Murerwa’s statement that there will be no more seizures of foreign-owned farms has come too late for many. Investors from Mauritius and South Africa have lost properties in the Lowveld. Sugar estates as well as game conservancies have been seized while a large ostrich scheme in Matabeleland has fallen victim to local predators.

It is against this background that Ambassador Gnodtke issued his warning. Next month European Union governments will meet to discuss the sanctions regime. Zanu PF likes to pretend sanctions were imposed as part of a bilateral dispute with the UK.

In fact they were the product of political violence and electoral manipulation as reported by an EU observer mission in 2002 headed by Pierre Schori.
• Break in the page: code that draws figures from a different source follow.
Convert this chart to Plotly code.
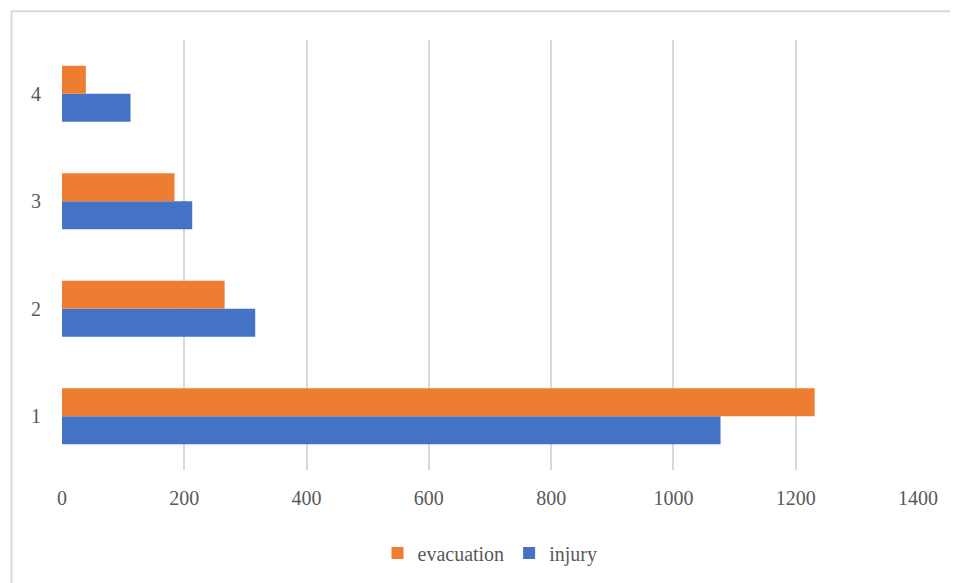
import plotly.graph_objects as go

categories = ["1", "2", "3", "4"]
injury = [1077, 316, 213, 112]
evacuation = [1231, 266, 184, 39]
x_ticks = [0, 200, 400, 600, 800, 1000, 1200, 1400]

font_family = "Liberation Serif, Times New Roman, serif"
text_color = "#595959"
fs = 20

fig = go.Figure()
fig.add_trace(go.Bar(y=categories, x=injury, name="injury", orientation="h",
                     marker=dict(color="#4472C4", line=dict(width=0))))
fig.add_trace(go.Bar(y=categories, x=evacuation, name="evacuation", orientation="h",
                     marker=dict(color="#ED7D31", line=dict(width=0))))

# page body has an 8px default margin, so the figure is offset by 8px
fig.update_layout(
    width=950, height=575,
    margin=dict(l=53.5, r=40, t=32, b=112, pad=0),
    paper_bgcolor="white", plot_bgcolor="white",
    barmode="group", bargap=0.48, bargroupgap=0,
    font=dict(family=font_family, size=fs, color=text_color),
    showlegend=True,
    legend=dict(orientation="h", traceorder="reversed", x=0.5, xanchor="center",
                y=-0.19, yanchor="middle", font=dict(size=fs, color=text_color),
                itemwidth=30, bgcolor="rgba(0,0,0,0)"),
    xaxis=dict(range=[0, 1400], tickvals=x_ticks, showgrid=True, gridcolor="#D9D9D9",
               gridwidth=2, zeroline=False, showline=False, ticks="",
               ticklabelstandoff=14, tickfont=dict(size=fs, color=text_color)),
    yaxis=dict(type="category", showgrid=False, zeroline=False,
               showline=False, ticks="", ticklabelstandoff=20,
               tickfont=dict(size=fs, color=text_color)),
    shapes=[dict(type="rect", xref="paper", yref="paper",
                 x0=-0.059, x1=1.2, y0=-0.6, y1=1.067,
                 line=dict(color="#D9D9D9", width=2), fillcolor="rgba(0,0,0,0)",
                 layer="below")],
)
fig.update_yaxes(range=[-0.5, 3.5])

fig.write_html("out.html")
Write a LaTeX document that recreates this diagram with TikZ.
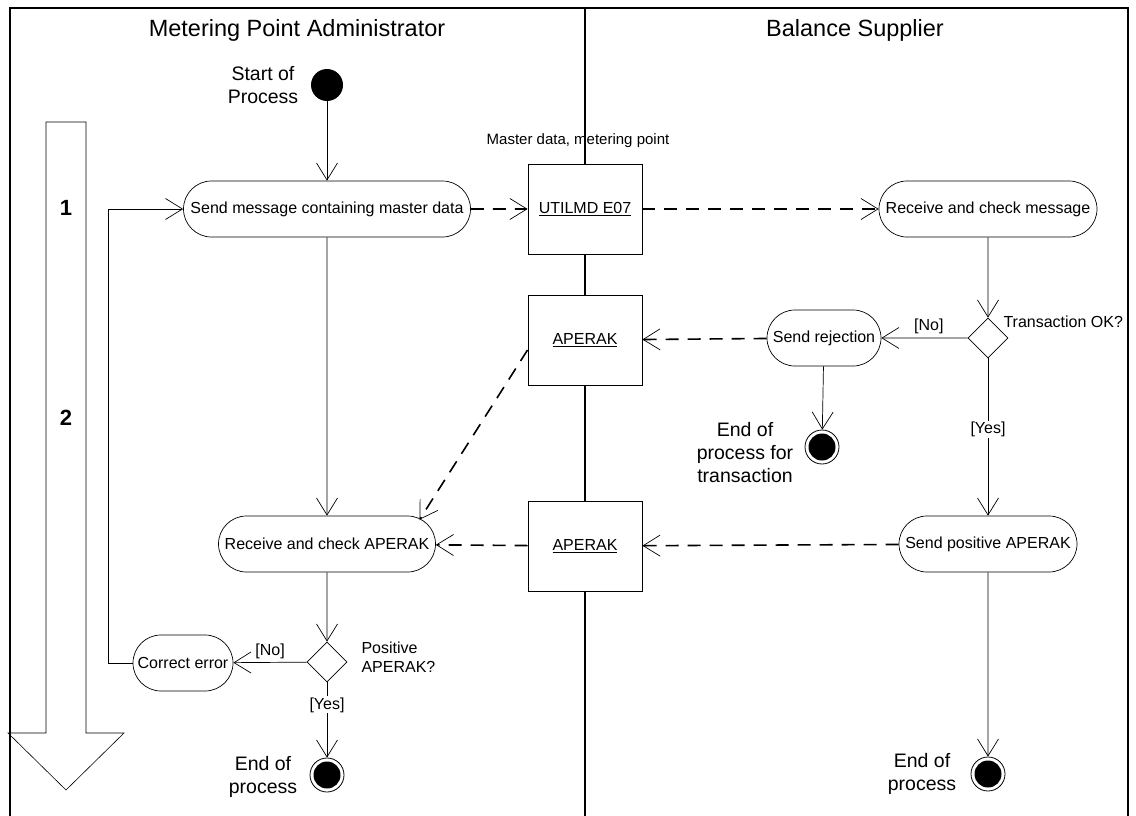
\documentclass[tikz,border=0pt]{standalone}
\usepackage{fontspec}
\setmainfont{Liberation Sans}
\usetikzlibrary{arrows.meta,shapes.misc,shapes.geometric,calc}
\begin{document}
\begin{tikzpicture}[x=1pt,y=-1pt,
  txt/.style={font=\fontsize{16}{19.5}\selectfont},
  act/.style={draw, line width=0.7pt, rounded rectangle, minimum height=56pt, inner xsep=6pt, txt},
  obj/.style={draw, line width=0.9pt, fill=white, minimum width=114pt, minimum height=90pt, txt},
  dec/.style={draw, diamond, line width=0.7pt, minimum width=40pt, minimum height=40pt, inner sep=0pt, fill=white},
  big/.style={font=\fontsize{19.5}{23}\selectfont, align=center},
  title/.style={font=\fontsize{23.5}{27}\selectfont},
  num/.style={font=\fontsize{22}{25}\selectfont\bfseries},
  startnode/.style={circle, fill=black, minimum size=32pt, inner sep=0pt},
  endnode/.style={circle, draw, line width=0.8pt, fill=white, minimum size=34pt, inner sep=0pt,
     path picture={\fill[black] (path picture bounding box.center) circle (13.5pt);}},
  tip/.style={-{Straight Barb[length=17pt,width=21pt,line width=0.7pt]}},
  flow/.style={line width=0.7pt, tip},
  msg/.style={line width=1.6pt, dash pattern=on 13pt off 9pt, tip},
  frame/.style={line width=1.6pt},
]
\useasboundingbox (0,0) rectangle (1136,816);

% frame and swimlanes
\draw[frame] (10,816) -- (10,8) -- (1128,8) -- (1128,816);
\draw[frame] (585,8) -- (585,816);
\node[title] (t1) at (297,30) {Metering Point Administrator};
\node[title] (t2) at (855,30) {Balance Supplier};

% big phase arrow
\draw[line width=0.6pt] (46,122) -- (46,733) -- (8,733) -- (66,790) -- (124,733) -- (86,733) -- (86,122) -- cycle;
\node[num] (n1) at (66,208) {1};
\node[num] (n2) at (66,418) {2};

% nodes
\node[startnode] (start) at (327,85) {};
\node[big] (startlbl) at (263,85) {Start of\\Process};

\node[act, minimum width=299pt] (send) at (327,209) {Send message containing master data};
\node[obj] (utl) at (585,209) {\underline{UTILMD E07}};
\node[font=\fontsize{15}{17}\selectfont] (utllbl) at (578,141) {Master data, metering point};
\node[act, minimum width=230pt] (recm) at (988,209) {Receive and check message};

\node[dec] (d1) at (988,338) {};
\node[txt, anchor=west] (d1lbl) at (1000,322) {Transaction OK?};
\node[act, minimum width=126pt] (rej) at (824,338) {Send rejection};
\node[obj] (ap1) at (585,340) {\underline{APERAK}};
\node[endnode] (end1) at (822,447) {};
\node[big] (end1lbl) at (745,453) {End of\\process for\\transaction};

\node[act, minimum width=190pt] (pos) at (988,544) {Send positive APERAK};
\node[obj] (ap2) at (585,546) {\underline{APERAK}};
\node[act, minimum width=229pt] (reca) at (327,544) {Receive and check APERAK};

\node[dec] (d2) at (327,662) {};
\node[txt, anchor=west, align=left] (d2lbl) at (358,657) {Positive\\APERAK?};
\node[act, minimum width=112pt] (corr) at (183,663) {Correct error};

\node[endnode] (end2) at (327,775) {};
\node[big] (end2lbl) at (263,777) {End of\\process};
\node[endnode] (end3) at (988,774) {};
\node[big] (end3lbl) at (922,774) {End of\\process};

% connectors
\draw[flow] (start) -- (send);
\draw[msg] (send) -- (utl);
\draw[msg] (utl) -- (recm);
\draw[flow] (recm) -- (d1);
\draw[flow] (d1) -- node[txt, above, pos=0.45] {[No]} (rej);
\draw[msg] (rej) -- (ap1);
\draw[flow] (rej) -- (end1);
\draw[flow] (d1) -- node[txt, fill=white, inner sep=1pt, pos=0.45] {[Yes]} (pos);
\draw[msg] (pos) -- (ap2);
\draw[msg] (ap2) -- (reca);
\draw[msg] ([yshift=-10pt]ap1.west) -- ([xshift=12pt,yshift=-4pt]reca.north east);
\draw[flow] (send) -- (reca);
\draw[flow] (reca) -- (d2);
\draw[flow] (d2) -- node[txt, above, pos=0.5] {[No]} (corr);
\draw[flow] (d2) -- node[txt, fill=white, inner sep=1pt, pos=0.3] {[Yes]} (end2);
\draw[flow] (pos) -- (end3);
\draw[flow] (corr.west) -- ++(-24,0) |- (send.west);
\end{tikzpicture}
\end{document}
The government found Schori’s report inconvenient so he was expelled.

Now Zimbabwe is demanding the lifting of the sanctions claiming to have cleaned up its act, as reflected in Murerwa’s remarks.

But it must be evident to even the most simple-minded observers that very little has changed on the ground.

The farms audit remains a mirage, senior civil servants are still blatantly partisan, broadcasting is the fiefdom of the former ruling party as it attempts to claw back its electoral losses, while local government has sunk into a state of anarchy as Zanu PF supporters build wherever they like.

In the midst of this chaos we have the sad prospect of a party hoping to win power that is asleep at the wheel.

They are reluctant to tell us what they stand for, slow to respond to the mendacious claims of our erstwhile rulers, and only too keen to learn from their mistakes. Meanwhile their leader is pressing for a motorcade which is the last thing the motorists of Harare want to see on their roads.

Zimbabwe, I am sorry to report at the beginning of 2013, is a mess. For those of us following events over the years, it is galling to have people remind one that much of this was forecast by our detractors, to use a current term.

One particularly vocal detractor, a former prime minister, was unrepentant in his Belgravia exile. We joked that he didn’t need to give interviews to his many press visitors. Instead a large banner across his driveway would be sufficient bearing the inscription “Told You So”.

Let’s hope he was not entirely right!